Written By: Kevin Patterson on 01/31/2014
A baby boomer walks into bar. He bellies up on the friendly side and says.... well, nothing really - at least through beers number one, two or three. But during beer four he engages in a conversation about how great these new microbrewery beers have become. It was quite obvious that the gentleman was a recent convert from the "sex-in-canoe" type of beers to those of Porter, Pale and Belgian ales. His questions were quite common of those from somewhat who was just finding the craft beer light. So I knew what was coming and I wasn't looking forward to it at all. And then he finally asked that dreaded question...
"What kind of folks are hardest to get to like this stuff?" As I hummed and hawed trying hard to find the impossibly diplomatic answer, he begins to answer his own question with what he thinks will be the answer.
"Its got to be the youngsters - those just turning twenty-one because they can't possibly have a palate mature enough for full appreciation of what I'm tasting, right?"
"Or perhaps its the Nascar watchin', pretend to be fishin', John Deer ridin' types who only reach for beers that are offered in buckets or thirty-packs of cans?"
"Maybe its the Cabernet types who pull up in their '82 Mercedes and wears his '94 fraternity shirts even though he's now thirty-seven and has three kids. He'll brag about that recently purchased $50 wine but can't tell you anything about it. Yet, he'll contemplate it over this secret box-wine at home. That's gotta be him?"
But once he ran out of demographics, I had to level with Cletus. "It's you!"
If anyone is going to give me flack about the stuff that's selling right now, its most likely going to be that guy who's somewhere between 50-70 years old. Think about it:  That's the generation that were told, "Only buy Ford" or "Only Wear Levi's". The only bread on the shelves were Wonder Bread, the only drink was Coca-Cola and the value coffee consisted of instant granules. And everyone who was old enough to buy their own stuff fell for those adds.

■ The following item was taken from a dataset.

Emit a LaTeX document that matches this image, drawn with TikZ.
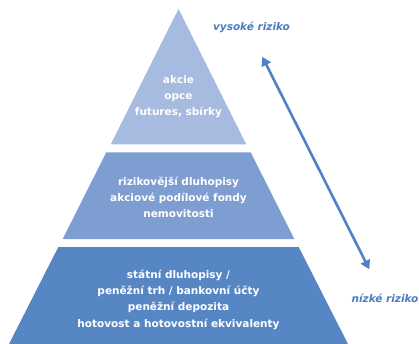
\documentclass[tikz,border=0pt]{standalone}
\usepackage{fontspec}
\setmainfont{DejaVu Sans}
\usetikzlibrary{arrows.meta}
\definecolor{lvlA}{RGB}{167,186,223}
\definecolor{lvlB}{RGB}{126,158,210}
\definecolor{lvlC}{RGB}{87,134,196}
\definecolor{arrowc}{RGB}{82,130,198}
\definecolor{labc}{RGB}{78,122,192}
\tikzset{
  layertext/.style={text=white, font=\fontsize{10.5}{16.3}\selectfont\bfseries, align=center},
  risklabel/.style={text=labc, font=\fontsize{10.5}{13}\selectfont\bfseries\itshape},
}
\begin{document}
\begin{tikzpicture}[x=1pt,y=-1pt]
\useasboundingbox (0,0) rectangle (419,344);
% layers
\fill[lvlA] (178.5,9) -- (246.2,144.3) -- (110.8,144.3) -- cycle;
\fill[lvlB] (106.3,152.3) -- (250.7,152.3) -- (294.3,239) -- (62.7,239) -- cycle;
\fill[lvlC] (58.3,247) -- (298.7,247) -- (348.5,345) -- (8.5,345) -- cycle;
% texts
\node[layertext] (top) at (178.5,96.5) {akcie\\opce\\futures, sbírky};
\node[layertext] (mid) at (178.5,197.5) {rizikovější dluhopisy\\akciové podílové fondy\\nemovitosti};
\node[layertext] (bot) at (178.5,299.5) {státní dluhopisy /\\peněžní trh / bankovní účty\\peněžní depozita\\hotovost a hotovostní ekvivalenty};
\node[risklabel] (hi) at (251.5,27.5) {vysoké riziko};
\node[risklabel] (lo) at (385,298) {nízké riziko};
% arrow
\coordinate (aup) at (262.3,56.7);
\coordinate (adn) at (369.3,269.3);
\draw[arrowc, line width=2.6pt, {Triangle[length=9pt,width=10pt]}-{Triangle[length=9pt,width=10pt]}] (aup) -- (adn);
\end{tikzpicture}
\end{document}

The "buy local" movement then meant "don't buy anything Japanese, only buy USA!" Yes, it was a simpler time but it was a time without diversity, without options and without much craft. As they fell in love with the price of things that rolled off of a conveyor belt, quality and craft fell behind. And the same thing happened with their beers.
When the the "baby-boomers" came back from the war, they found that the lighter lagers of America were quite suitable. It was a time of unconditioned homes and small refrigerators so the closer that the beer tasted to water, was the less likely it was to offend anyone and an argument can be made for their refreshing qualities- similar to seltzer water. Some think that the lighter brands were a result of barley shortages or because the ladies left back home found favor in the lighter suds. Regardless, the message since the lift of prohibition was that all beers should taste like bastardized German-style lagers.
The deep pockets of the larger industrial lager makers were able to outlast prohibition where the smaller ones could not. So once prohibition was repealed, the mass-marketers were ready to promote only things they sold. For generations folks saw least-common-denominator beer promoted by race cars, frogs, scantily clad pin-ups, ferrets, clydesdales, rocky mountains, blue ribbons, and "the coldest taste in the world". And generations upon generations bought it- hook, line and sinker.
It just happens that most of those generations have come round. They're ok with sushi for lunch. They know the value of the corner coffeehouse. They know that better cheese doesn't come from an aerosol can or an individual wrapper. They price compare Toyotas, designer jeans and might even choose an alternative ketchup or soda pop simply for the sake of surprise. And even our youngest drinkers who were born in 1993 (yea, do the math) haven't lived a day in their lives where the likes of Goose Island or Sierra Nevada wasn't known. Sure they find the humor in ferrets, frogs and even bikinis, but they're just not brainwashed by them anymore.
Most generations are embracing the culinary arts with an open mind and a fresh palate. And they're stepping out of the beers that are "fucking close to water" (See paragraph 1) and into craft... "except for you Cletus! You and your baby-booming pals have the hardest heads. You are my last frontier, you're my uncharted territory. You're my next target. I'm coming for you!"